On the tranny side, again, cold climates a definite plus. I have used synthetic and do in my trannies but the longest test I have is 130,000 miles so it still does not meet your standards. I think tranny components simply do not last long beyond 100,000-150,000 miles regardless of what you use. And, synthetic transmission fluid is significantly more expensive then dino and if you get it flushed to get all the fuild you are talking 7-10 quarts versus a drain of 3-5 quarts. I use the drain and fill myself, flushes scare me.
Later,
Al
Thanks for the help in advance.
timmyg
Later, Good Luck
Al
Bill
Switched at 30,000 and at 50,000 oil seepage will occur about a year later (when crap from dino oil has been cleaned off) , usually valve cover or oil pan and torqueing the bolts usually stops it. On cars switched at 1000 miles seepage occurs around 90,000 miles. Same areas, Would seepage occur anyway, who knows.
Seepage is defined as wet area, drops of oil forming but never really leaking on to ground or even seeing spots on the driveway. Not a major issue or requiring any repair work to date.
You wont be sorry switching,
Al
I've home-tested synthetics on quite a few of my cars, and my personal results seem to indicate that there is a little bit of improvement in fuel mileage, but not enough to be statistically significant (.5 of a gallon per mile in winter).

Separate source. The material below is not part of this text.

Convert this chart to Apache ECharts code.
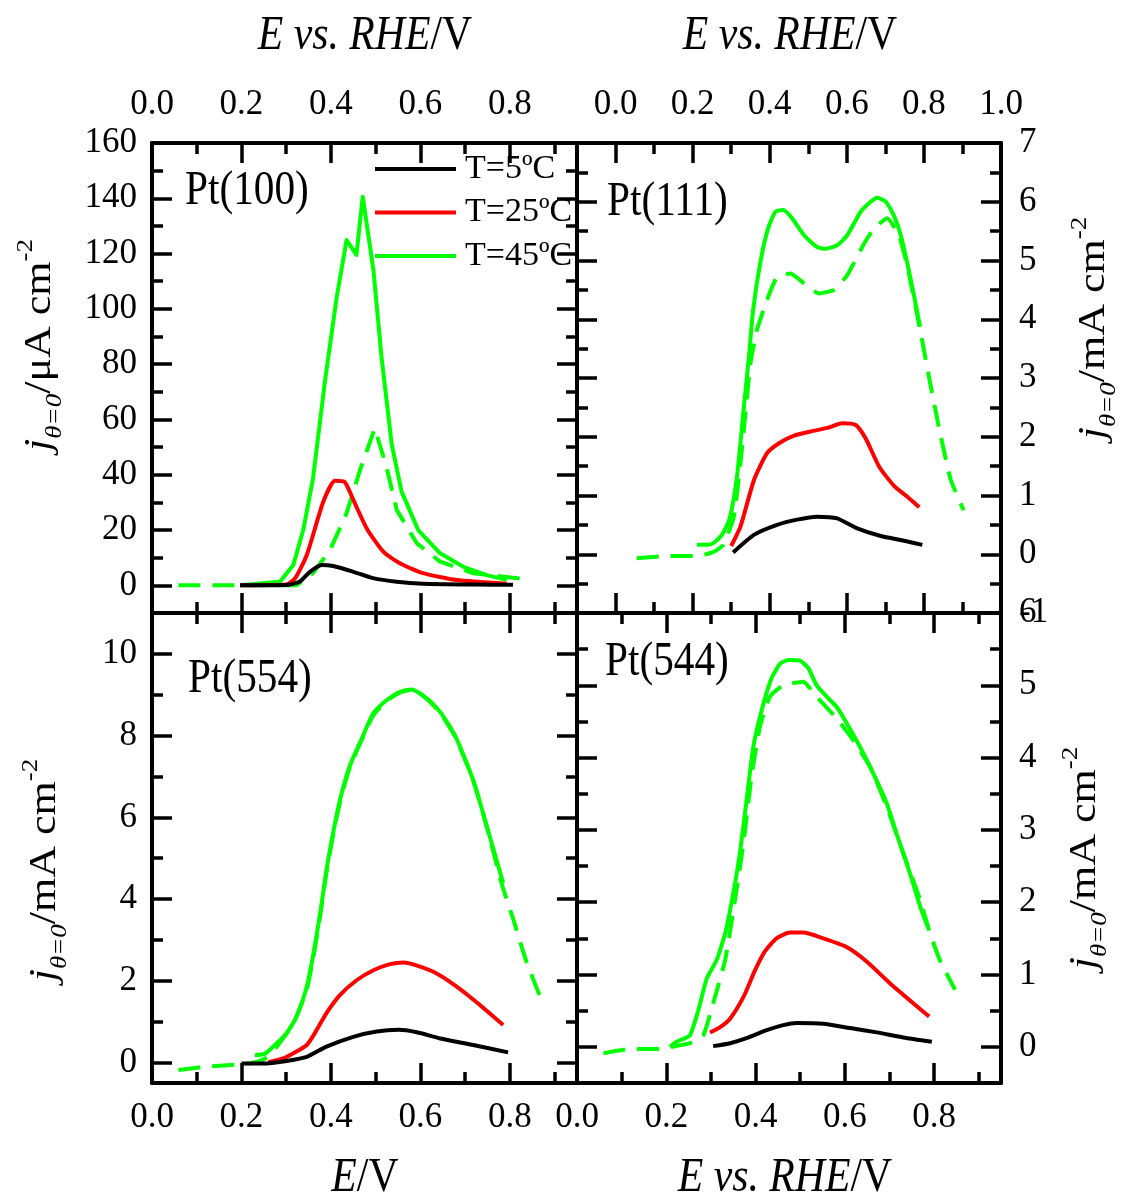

Best thing was much faster warm-ups. Also, I stretched the oil changes to 5K w/ synthetic, so that was convenient, and thus evened out the cost versus regular oil changed at 2,500.
I'm not a big fan of believing that if the oil looks clean, it's just fine...I go by mileages.
RE: engine life---my research so far shows no "real life" evidence that using synthetic is going to extend your engine's life per se...good care and good driving habits are the key, with or without synthetic.
The benefits of synthetic over regular oil are, IMO, a matter of DEGREE, not a quantum leap, as say for example the benefit of radials over bias ply tires.
You pay a little more and you get a little more. If you want miracles, try prayer.